▸ **PROBLEM**
Extract the full listing verbatim and drop any pictures from your copy.

▸ **GIVEN INFORMATION**
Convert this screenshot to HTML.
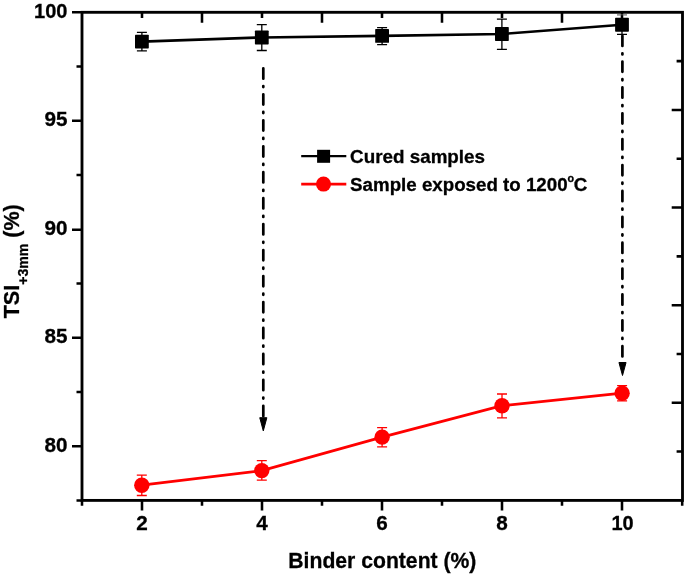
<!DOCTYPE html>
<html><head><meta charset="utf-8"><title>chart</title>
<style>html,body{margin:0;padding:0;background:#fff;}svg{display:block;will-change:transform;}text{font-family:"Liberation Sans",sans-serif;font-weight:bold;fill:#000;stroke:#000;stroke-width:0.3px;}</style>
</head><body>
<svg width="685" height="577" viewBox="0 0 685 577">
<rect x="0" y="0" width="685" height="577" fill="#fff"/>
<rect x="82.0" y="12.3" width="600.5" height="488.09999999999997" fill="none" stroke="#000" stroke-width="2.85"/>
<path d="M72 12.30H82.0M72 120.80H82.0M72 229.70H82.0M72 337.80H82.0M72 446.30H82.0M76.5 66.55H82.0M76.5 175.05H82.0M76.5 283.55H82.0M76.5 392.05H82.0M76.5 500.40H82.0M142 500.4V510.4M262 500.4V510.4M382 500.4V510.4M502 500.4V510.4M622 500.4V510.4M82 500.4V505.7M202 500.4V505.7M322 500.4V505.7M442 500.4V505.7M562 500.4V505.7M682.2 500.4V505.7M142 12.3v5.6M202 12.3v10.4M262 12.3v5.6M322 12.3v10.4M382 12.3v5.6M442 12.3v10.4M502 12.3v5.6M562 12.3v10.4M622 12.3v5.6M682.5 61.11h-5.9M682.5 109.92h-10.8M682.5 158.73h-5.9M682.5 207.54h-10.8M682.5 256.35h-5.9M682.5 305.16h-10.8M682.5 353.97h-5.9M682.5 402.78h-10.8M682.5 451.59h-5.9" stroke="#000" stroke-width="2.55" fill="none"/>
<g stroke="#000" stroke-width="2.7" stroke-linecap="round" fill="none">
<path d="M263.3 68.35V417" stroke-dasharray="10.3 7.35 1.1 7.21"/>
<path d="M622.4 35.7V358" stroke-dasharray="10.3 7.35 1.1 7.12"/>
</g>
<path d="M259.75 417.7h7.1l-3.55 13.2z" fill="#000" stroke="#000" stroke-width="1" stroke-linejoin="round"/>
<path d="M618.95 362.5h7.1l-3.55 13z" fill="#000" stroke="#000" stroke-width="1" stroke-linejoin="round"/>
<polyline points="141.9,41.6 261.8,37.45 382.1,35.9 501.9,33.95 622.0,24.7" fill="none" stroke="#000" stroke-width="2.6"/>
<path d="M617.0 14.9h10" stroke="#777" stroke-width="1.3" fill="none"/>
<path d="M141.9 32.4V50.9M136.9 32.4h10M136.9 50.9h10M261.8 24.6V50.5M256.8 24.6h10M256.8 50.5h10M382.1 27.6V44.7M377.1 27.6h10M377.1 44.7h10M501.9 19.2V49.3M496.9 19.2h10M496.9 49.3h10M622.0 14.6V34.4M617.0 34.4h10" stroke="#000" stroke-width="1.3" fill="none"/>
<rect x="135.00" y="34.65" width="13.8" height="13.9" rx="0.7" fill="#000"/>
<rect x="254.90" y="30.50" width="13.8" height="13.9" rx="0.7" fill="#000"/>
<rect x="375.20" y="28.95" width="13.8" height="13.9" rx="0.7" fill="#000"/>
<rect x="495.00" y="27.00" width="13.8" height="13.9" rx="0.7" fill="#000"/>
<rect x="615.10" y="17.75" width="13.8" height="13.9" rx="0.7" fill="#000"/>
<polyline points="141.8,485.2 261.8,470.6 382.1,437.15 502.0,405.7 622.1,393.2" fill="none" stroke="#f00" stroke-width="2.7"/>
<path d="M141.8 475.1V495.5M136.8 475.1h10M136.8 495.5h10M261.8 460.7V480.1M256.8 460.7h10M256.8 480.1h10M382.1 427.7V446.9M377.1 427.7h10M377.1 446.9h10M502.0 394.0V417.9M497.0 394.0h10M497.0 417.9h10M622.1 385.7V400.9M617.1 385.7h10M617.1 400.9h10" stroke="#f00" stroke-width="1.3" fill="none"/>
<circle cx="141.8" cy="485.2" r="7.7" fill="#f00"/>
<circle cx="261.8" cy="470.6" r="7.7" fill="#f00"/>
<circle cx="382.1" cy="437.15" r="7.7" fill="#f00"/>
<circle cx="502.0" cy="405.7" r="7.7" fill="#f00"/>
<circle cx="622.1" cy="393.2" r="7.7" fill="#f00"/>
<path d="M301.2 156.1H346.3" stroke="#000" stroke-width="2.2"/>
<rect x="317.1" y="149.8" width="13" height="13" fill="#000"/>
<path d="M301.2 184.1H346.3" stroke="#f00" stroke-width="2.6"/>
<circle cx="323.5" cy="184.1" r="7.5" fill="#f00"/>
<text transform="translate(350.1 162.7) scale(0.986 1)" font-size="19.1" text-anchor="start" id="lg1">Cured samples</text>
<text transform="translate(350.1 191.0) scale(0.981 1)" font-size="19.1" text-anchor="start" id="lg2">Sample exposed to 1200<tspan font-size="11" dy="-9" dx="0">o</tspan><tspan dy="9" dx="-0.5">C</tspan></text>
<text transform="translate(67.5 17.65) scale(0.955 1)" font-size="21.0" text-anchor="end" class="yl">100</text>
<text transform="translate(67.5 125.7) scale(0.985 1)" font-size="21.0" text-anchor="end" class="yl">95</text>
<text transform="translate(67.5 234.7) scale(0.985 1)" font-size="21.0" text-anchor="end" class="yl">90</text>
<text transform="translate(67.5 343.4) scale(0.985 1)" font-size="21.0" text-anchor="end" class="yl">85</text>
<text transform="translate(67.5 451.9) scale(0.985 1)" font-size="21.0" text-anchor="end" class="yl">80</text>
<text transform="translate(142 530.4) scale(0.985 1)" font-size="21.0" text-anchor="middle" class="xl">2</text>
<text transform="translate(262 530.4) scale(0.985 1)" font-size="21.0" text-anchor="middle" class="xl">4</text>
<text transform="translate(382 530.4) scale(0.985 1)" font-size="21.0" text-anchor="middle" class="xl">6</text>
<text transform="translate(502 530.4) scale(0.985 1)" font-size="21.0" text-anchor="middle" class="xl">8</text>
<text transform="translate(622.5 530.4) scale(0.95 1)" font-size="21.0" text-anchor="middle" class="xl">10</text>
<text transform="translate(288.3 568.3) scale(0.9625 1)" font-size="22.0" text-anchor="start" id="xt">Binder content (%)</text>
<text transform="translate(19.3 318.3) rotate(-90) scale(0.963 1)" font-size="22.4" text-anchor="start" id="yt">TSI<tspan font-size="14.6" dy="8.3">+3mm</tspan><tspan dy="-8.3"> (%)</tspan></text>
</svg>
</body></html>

▸ **FINISHED TASK**
Convert this screenshot to HTML.
<!DOCTYPE html>
<html><head><meta charset="utf-8"><title>chart</title>
<style>html,body{margin:0;padding:0;background:#fff;}svg{display:block;will-change:transform;}text{font-family:"Liberation Sans",sans-serif;font-weight:bold;fill:#000;stroke:#000;stroke-width:0.3px;}</style>
</head><body>
<svg width="685" height="577" viewBox="0 0 685 577">
<rect x="0" y="0" width="685" height="577" fill="#fff"/>
<rect x="82.0" y="12.3" width="600.5" height="488.09999999999997" fill="none" stroke="#000" stroke-width="2.85"/>
<path d="M72 12.30H82.0M72 120.80H82.0M72 229.70H82.0M72 337.80H82.0M72 446.30H82.0M76.5 66.55H82.0M76.5 175.05H82.0M76.5 283.55H82.0M76.5 392.05H82.0M76.5 500.40H82.0M142 500.4V510.4M262 500.4V510.4M382 500.4V510.4M502 500.4V510.4M622 500.4V510.4M82 500.4V505.7M202 500.4V505.7M322 500.4V505.7M442 500.4V505.7M562 500.4V505.7M682.2 500.4V505.7M142 12.3v5.6M202 12.3v10.4M262 12.3v5.6M322 12.3v10.4M382 12.3v5.6M442 12.3v10.4M502 12.3v5.6M562 12.3v10.4M622 12.3v5.6M682.5 61.11h-5.9M682.5 109.92h-10.8M682.5 158.73h-5.9M682.5 207.54h-10.8M682.5 256.35h-5.9M682.5 305.16h-10.8M682.5 353.97h-5.9M682.5 402.78h-10.8M682.5 451.59h-5.9" stroke="#000" stroke-width="2.55" fill="none"/>
<g stroke="#000" stroke-width="2.7" stroke-linecap="round" fill="none">
<path d="M263.3 68.35V417" stroke-dasharray="10.3 7.35 1.1 7.21"/>
<path d="M622.4 35.7V358" stroke-dasharray="10.3 7.35 1.1 7.12"/>
</g>
<path d="M259.75 417.7h7.1l-3.55 13.2z" fill="#000" stroke="#000" stroke-width="1" stroke-linejoin="round"/>
<path d="M618.95 362.5h7.1l-3.55 13z" fill="#000" stroke="#000" stroke-width="1" stroke-linejoin="round"/>
<polyline points="141.9,41.6 261.8,37.45 382.1,35.9 501.9,33.95 622.0,24.7" fill="none" stroke="#000" stroke-width="2.6"/>
<path d="M617.0 14.9h10" stroke="#777" stroke-width="1.3" fill="none"/>
<path d="M141.9 32.4V50.9M136.9 32.4h10M136.9 50.9h10M261.8 24.6V50.5M256.8 24.6h10M256.8 50.5h10M382.1 27.6V44.7M377.1 27.6h10M377.1 44.7h10M501.9 19.2V49.3M496.9 19.2h10M496.9 49.3h10M622.0 14.6V34.4M617.0 34.4h10" stroke="#000" stroke-width="1.3" fill="none"/>
<rect x="135.00" y="34.65" width="13.8" height="13.9" rx="0.7" fill="#000"/>
<rect x="254.90" y="30.50" width="13.8" height="13.9" rx="0.7" fill="#000"/>
<rect x="375.20" y="28.95" width="13.8" height="13.9" rx="0.7" fill="#000"/>
<rect x="495.00" y="27.00" width="13.8" height="13.9" rx="0.7" fill="#000"/>
<rect x="615.10" y="17.75" width="13.8" height="13.9" rx="0.7" fill="#000"/>
<polyline points="141.8,485.2 261.8,470.6 382.1,437.15 502.0,405.7 622.1,393.2" fill="none" stroke="#f00" stroke-width="2.7"/>
<path d="M141.8 475.1V495.5M136.8 475.1h10M136.8 495.5h10M261.8 460.7V480.1M256.8 460.7h10M256.8 480.1h10M382.1 427.7V446.9M377.1 427.7h10M377.1 446.9h10M502.0 394.0V417.9M497.0 394.0h10M497.0 417.9h10M622.1 385.7V400.9M617.1 385.7h10M617.1 400.9h10" stroke="#f00" stroke-width="1.3" fill="none"/>
<circle cx="141.8" cy="485.2" r="7.7" fill="#f00"/>
<circle cx="261.8" cy="470.6" r="7.7" fill="#f00"/>
<circle cx="382.1" cy="437.15" r="7.7" fill="#f00"/>
<circle cx="502.0" cy="405.7" r="7.7" fill="#f00"/>
<circle cx="622.1" cy="393.2" r="7.7" fill="#f00"/>
<path d="M301.2 156.1H346.3" stroke="#000" stroke-width="2.2"/>
<rect x="317.1" y="149.8" width="13" height="13" fill="#000"/>
<path d="M301.2 184.1H346.3" stroke="#f00" stroke-width="2.6"/>
<circle cx="323.5" cy="184.1" r="7.5" fill="#f00"/>
<text transform="translate(350.1 162.7) scale(0.986 1)" font-size="19.1" text-anchor="start" id="lg1">Cured samples</text>
<text transform="translate(350.1 191.0) scale(0.981 1)" font-size="19.1" text-anchor="start" id="lg2">Sample exposed to 1200<tspan font-size="11" dy="-9" dx="0">o</tspan><tspan dy="9" dx="-0.5">C</tspan></text>
<text transform="translate(67.5 17.65) scale(0.955 1)" font-size="21.0" text-anchor="end" class="yl">100</text>
<text transform="translate(67.5 125.7) scale(0.985 1)" font-size="21.0" text-anchor="end" class="yl">95</text>
<text transform="translate(67.5 234.7) scale(0.985 1)" font-size="21.0" text-anchor="end" class="yl">90</text>
<text transform="translate(67.5 343.4) scale(0.985 1)" font-size="21.0" text-anchor="end" class="yl">85</text>
<text transform="translate(67.5 451.9) scale(0.985 1)" font-size="21.0" text-anchor="end" class="yl">80</text>
<text transform="translate(142 530.4) scale(0.985 1)" font-size="21.0" text-anchor="middle" class="xl">2</text>
<text transform="translate(262 530.4) scale(0.985 1)" font-size="21.0" text-anchor="middle" class="xl">4</text>
<text transform="translate(382 530.4) scale(0.985 1)" font-size="21.0" text-anchor="middle" class="xl">6</text>
<text transform="translate(502 530.4) scale(0.985 1)" font-size="21.0" text-anchor="middle" class="xl">8</text>
<text transform="translate(622.5 530.4) scale(0.95 1)" font-size="21.0" text-anchor="middle" class="xl">10</text>
<text transform="translate(288.3 568.3) scale(0.9625 1)" font-size="22.0" text-anchor="start" id="xt">Binder content (%)</text>
<text transform="translate(19.3 318.3) rotate(-90) scale(0.963 1)" font-size="22.4" text-anchor="start" id="yt">TSI<tspan font-size="14.6" dy="8.3">+3mm</tspan><tspan dy="-8.3"> (%)</tspan></text>
</svg>
</body></html>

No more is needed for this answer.